Some of you undoubtedly have heard of Joseph Campbell, author of such books as The Masks of God and The Hero with a Thousand Faces, Campbell was a world-famous scholar of mythology and comparative religions. I am currently reading his book, Myths To Live By, which I find fascinating.
Given the interest in the topic of chronology recently evidenced here, I thought that I might post some of Campbell's findings on chronology. I will quote Campbell, who states on page 74 of Myths To Live By, in achapter entitled The Separation of East and West, - "According to many of the mythologies still flourishing in the Orient, a world flood occurs inevitably at the termination of every aeon. In India the number of years of an aeon, known as a day of Brahma, is reckoned as 4,320,000,000; after which there follows a Night of Brahma, when all lies dissolved in the cosmic sea for another 4,320,000,000 years, the sum total of years of an entire cosmic round thus being 8,640,000,000."

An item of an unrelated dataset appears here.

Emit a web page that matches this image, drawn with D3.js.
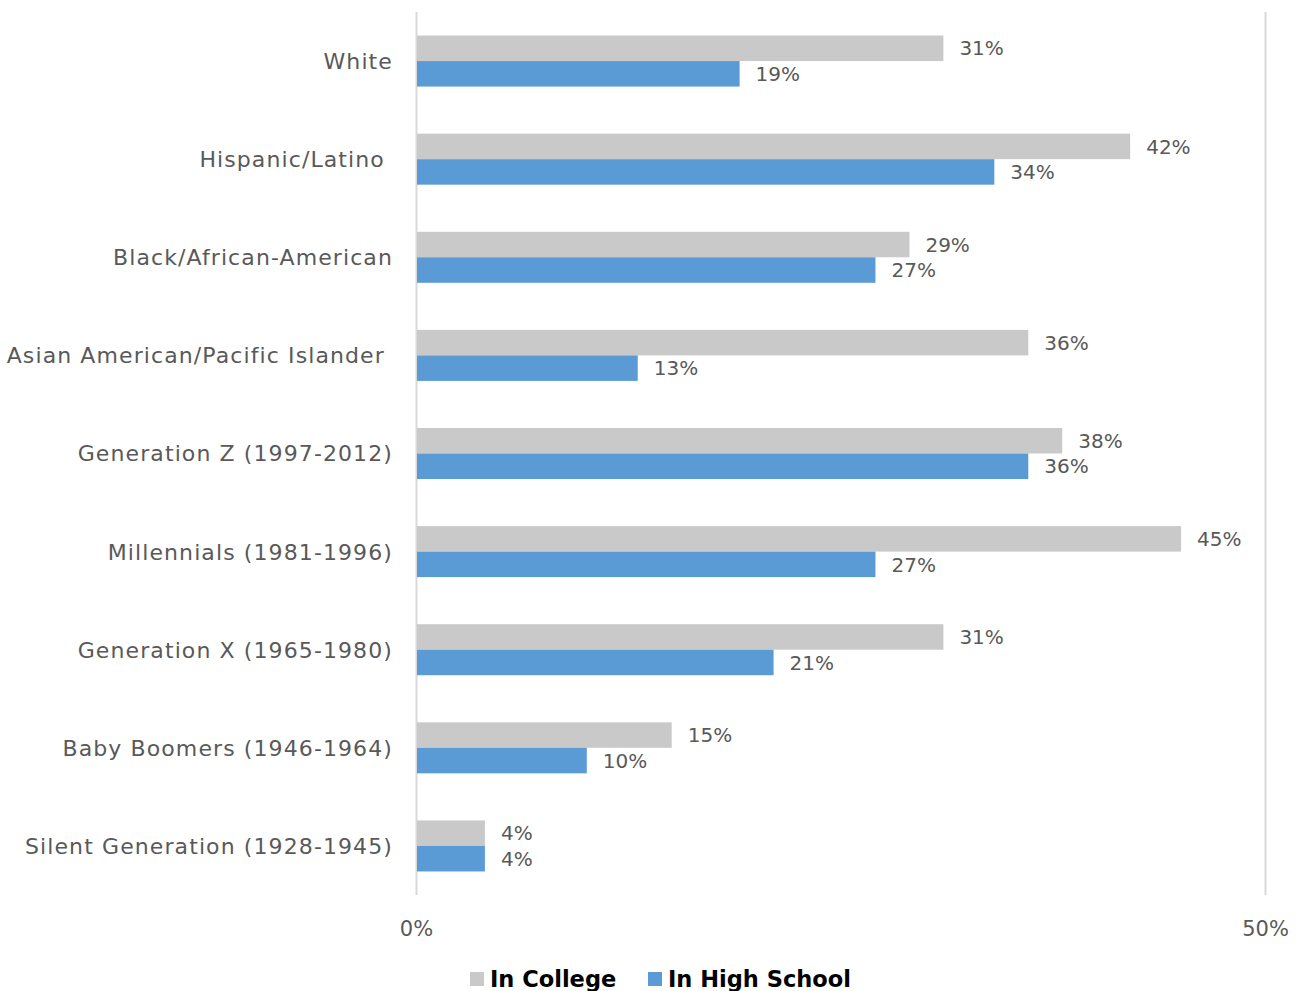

Campbell then speaks of Valhall, as it is described in the Icelandic eddas - "In the Icelandia eddas it is told that in Valhall there are 540 doors and that through each of these there will go, at the end of the world, 800 battle-ready warriors to join combat with the anti-gods. But 800 times 540 is 432,000 [800 x 540 = 432,000]."
Of course, 432,000 is a percentage of 4,320,000,000, therefore Campbell concludes - "So it seems that there is a common mythological background theme, here shared by pagan Europe [Iceland] with the ancient East [India]. In fact, I note, with a glance at my watch, each hour with 60 minutes and each minute with 60 seconds, that in our present day of 24 hours there will be 86,400 seconds; and in the course of this day, night will automaticall follow light, and, next morning, dawn will follow darkness. There is no question of punishment or guilt in a mythology of cosmic days and nights of this kind. Eerything is completely automatic and in the sweet nature of things.
But now, to press on a few steps further: according to a learned Chaldean priest, Berossos, who rendered in the early third century B.C. an account of Babylonian mythology, there elapsed 432,000 years between the crowning of the first Sumerian king and the coming of the Deluge, and there reigned during this period ten very long-lived kings. Then we observe that in the Bible it is reckoned that between the creation of Adam and coming of Noah's Flood there elapsed 1656 years, during which there lived ten very long-lived patriarchs. And if I may trust the finding of a distinguished Jewish Assyriologist of the last century, Julius Oppert (1825 - 1906), the number of seven-day weeks in 1656 years is 86,400.
Thus the early Mesopotamian model of mathematically ordered recurrent cycles of world manifestation and disappearance, with each round terminated by a deluge, can be recognized even in the Bible."
Campbell concludes by contrasting the biblical myth, with its focus on transgression and punishment, with the earlier account, with its "now hidden idea of a wholly impersonal cycle as innocent of guilt as the rounds of day and night or of the year."